- [What you have to do] Exactly the lines from the one with "What seaborn and" to the one with "import seaborn as sns", both included, are to be printed again; leave out the rest.

- [Given records]
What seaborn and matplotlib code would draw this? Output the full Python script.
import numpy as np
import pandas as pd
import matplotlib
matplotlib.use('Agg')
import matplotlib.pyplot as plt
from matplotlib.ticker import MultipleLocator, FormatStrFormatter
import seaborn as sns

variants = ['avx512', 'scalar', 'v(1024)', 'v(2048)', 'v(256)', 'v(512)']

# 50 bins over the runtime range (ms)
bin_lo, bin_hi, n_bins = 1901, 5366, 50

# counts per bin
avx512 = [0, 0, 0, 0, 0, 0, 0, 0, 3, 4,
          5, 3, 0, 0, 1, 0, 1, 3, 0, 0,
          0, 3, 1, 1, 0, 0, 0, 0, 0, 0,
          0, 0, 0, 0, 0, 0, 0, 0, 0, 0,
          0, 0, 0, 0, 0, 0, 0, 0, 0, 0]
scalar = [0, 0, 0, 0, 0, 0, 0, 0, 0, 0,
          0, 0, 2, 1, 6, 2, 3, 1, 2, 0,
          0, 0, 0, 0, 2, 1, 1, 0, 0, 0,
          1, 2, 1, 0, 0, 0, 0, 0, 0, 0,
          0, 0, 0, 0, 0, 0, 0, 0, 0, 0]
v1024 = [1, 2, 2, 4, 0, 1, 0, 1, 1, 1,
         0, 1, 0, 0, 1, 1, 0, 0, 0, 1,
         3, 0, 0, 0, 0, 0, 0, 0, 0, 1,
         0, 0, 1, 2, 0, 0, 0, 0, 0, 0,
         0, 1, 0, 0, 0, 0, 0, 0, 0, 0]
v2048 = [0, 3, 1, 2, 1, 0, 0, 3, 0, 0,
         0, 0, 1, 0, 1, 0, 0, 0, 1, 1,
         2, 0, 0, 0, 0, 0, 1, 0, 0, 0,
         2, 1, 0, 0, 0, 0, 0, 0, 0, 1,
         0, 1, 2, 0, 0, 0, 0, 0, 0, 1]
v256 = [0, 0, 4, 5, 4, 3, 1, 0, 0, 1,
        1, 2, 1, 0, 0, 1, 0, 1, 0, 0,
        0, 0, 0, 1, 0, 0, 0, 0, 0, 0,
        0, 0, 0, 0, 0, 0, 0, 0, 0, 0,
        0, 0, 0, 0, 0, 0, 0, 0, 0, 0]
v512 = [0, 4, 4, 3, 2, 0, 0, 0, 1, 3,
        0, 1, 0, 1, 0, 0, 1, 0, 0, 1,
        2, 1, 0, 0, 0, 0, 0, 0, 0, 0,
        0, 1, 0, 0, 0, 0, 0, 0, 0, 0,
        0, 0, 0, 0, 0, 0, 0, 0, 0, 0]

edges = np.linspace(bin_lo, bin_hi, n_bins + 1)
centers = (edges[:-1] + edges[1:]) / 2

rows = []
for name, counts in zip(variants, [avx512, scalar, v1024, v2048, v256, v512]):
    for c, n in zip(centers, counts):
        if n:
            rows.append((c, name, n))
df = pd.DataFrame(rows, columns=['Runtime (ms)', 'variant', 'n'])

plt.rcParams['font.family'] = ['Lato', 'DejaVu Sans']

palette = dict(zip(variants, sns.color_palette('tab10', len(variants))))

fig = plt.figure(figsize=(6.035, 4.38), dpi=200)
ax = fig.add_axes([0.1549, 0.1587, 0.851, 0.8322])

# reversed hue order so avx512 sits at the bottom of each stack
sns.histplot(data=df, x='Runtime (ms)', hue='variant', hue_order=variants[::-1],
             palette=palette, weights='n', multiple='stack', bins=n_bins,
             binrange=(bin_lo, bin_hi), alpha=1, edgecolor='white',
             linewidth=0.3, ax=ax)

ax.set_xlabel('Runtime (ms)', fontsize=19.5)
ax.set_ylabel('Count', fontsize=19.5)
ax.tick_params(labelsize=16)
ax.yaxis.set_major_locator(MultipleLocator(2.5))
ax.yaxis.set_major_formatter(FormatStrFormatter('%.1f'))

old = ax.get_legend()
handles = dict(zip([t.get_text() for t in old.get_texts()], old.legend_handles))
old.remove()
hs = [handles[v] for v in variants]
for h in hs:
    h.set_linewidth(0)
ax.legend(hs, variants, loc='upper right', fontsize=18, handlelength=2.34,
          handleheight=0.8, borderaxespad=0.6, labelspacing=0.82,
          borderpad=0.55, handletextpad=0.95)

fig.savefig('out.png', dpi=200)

* * *

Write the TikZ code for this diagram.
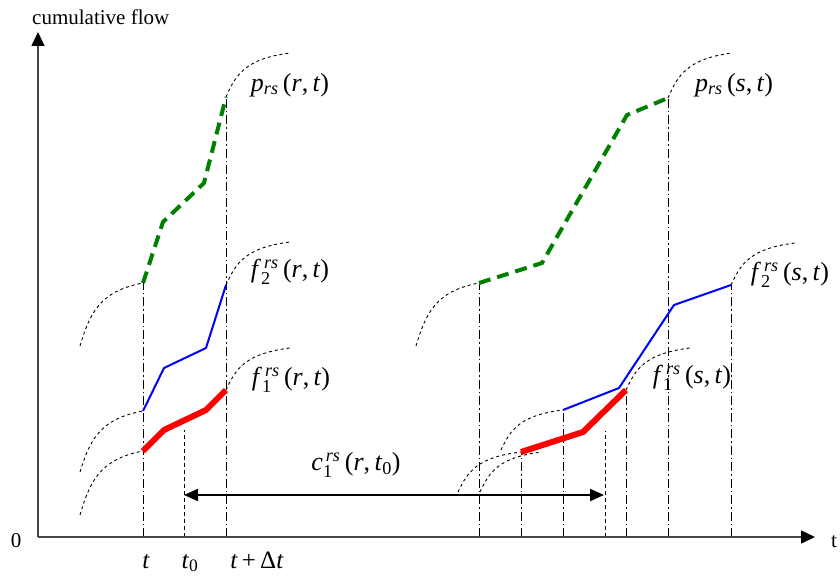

* * *

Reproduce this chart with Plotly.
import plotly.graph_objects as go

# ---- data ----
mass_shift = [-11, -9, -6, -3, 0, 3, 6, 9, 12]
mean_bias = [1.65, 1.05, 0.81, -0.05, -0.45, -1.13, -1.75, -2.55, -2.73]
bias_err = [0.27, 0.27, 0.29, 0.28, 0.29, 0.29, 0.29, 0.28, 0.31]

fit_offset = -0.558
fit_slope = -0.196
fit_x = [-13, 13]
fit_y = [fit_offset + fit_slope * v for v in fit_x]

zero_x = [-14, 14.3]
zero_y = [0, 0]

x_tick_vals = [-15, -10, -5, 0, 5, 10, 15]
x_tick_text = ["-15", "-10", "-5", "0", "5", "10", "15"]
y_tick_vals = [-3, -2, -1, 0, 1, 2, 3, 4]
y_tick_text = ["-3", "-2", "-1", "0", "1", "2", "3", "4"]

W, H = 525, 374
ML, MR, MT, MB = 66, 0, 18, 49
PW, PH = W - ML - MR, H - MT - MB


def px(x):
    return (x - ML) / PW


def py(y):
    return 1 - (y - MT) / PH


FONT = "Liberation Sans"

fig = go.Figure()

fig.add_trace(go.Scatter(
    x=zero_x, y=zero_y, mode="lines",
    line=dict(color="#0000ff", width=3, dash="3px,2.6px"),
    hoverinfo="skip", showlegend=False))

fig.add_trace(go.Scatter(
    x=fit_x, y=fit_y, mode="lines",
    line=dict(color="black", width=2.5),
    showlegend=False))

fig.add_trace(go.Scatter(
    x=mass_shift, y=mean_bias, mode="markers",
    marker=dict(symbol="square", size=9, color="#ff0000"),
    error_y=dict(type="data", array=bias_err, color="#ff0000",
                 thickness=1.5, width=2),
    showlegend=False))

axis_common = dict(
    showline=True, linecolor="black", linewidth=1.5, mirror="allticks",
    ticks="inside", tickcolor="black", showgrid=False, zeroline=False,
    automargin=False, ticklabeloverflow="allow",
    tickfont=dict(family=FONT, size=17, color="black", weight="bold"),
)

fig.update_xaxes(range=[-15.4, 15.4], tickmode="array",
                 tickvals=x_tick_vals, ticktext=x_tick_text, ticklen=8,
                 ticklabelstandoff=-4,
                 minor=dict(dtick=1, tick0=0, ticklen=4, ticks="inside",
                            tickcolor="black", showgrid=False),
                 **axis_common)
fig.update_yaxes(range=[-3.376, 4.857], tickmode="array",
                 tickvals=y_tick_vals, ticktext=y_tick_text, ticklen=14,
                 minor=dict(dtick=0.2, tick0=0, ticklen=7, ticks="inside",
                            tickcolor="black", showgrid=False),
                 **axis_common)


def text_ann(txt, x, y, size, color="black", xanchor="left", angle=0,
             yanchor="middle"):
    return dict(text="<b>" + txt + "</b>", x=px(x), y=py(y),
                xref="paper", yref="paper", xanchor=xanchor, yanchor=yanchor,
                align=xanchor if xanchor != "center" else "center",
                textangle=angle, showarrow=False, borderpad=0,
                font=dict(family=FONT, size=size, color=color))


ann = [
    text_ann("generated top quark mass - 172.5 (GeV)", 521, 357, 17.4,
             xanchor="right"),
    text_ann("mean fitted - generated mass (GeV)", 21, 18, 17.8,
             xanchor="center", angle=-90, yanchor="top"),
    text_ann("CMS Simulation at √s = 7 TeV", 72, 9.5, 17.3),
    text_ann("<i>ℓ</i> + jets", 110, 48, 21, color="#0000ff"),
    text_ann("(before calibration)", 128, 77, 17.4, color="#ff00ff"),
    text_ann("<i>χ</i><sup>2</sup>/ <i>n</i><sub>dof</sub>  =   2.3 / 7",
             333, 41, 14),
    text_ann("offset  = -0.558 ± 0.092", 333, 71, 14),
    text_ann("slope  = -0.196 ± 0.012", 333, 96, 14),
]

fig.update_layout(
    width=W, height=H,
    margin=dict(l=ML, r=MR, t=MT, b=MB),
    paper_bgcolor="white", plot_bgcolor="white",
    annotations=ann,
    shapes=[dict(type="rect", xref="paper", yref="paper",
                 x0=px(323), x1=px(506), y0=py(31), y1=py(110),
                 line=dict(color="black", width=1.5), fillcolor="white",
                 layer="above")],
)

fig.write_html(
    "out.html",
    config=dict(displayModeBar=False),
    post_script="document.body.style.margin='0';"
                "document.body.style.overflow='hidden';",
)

- [Result]
What seaborn and matplotlib code would draw this? Output the full Python script.
import numpy as np
import pandas as pd
import matplotlib
matplotlib.use('Agg')
import matplotlib.pyplot as plt
from matplotlib.ticker import MultipleLocator, FormatStrFormatter
import seaborn as sns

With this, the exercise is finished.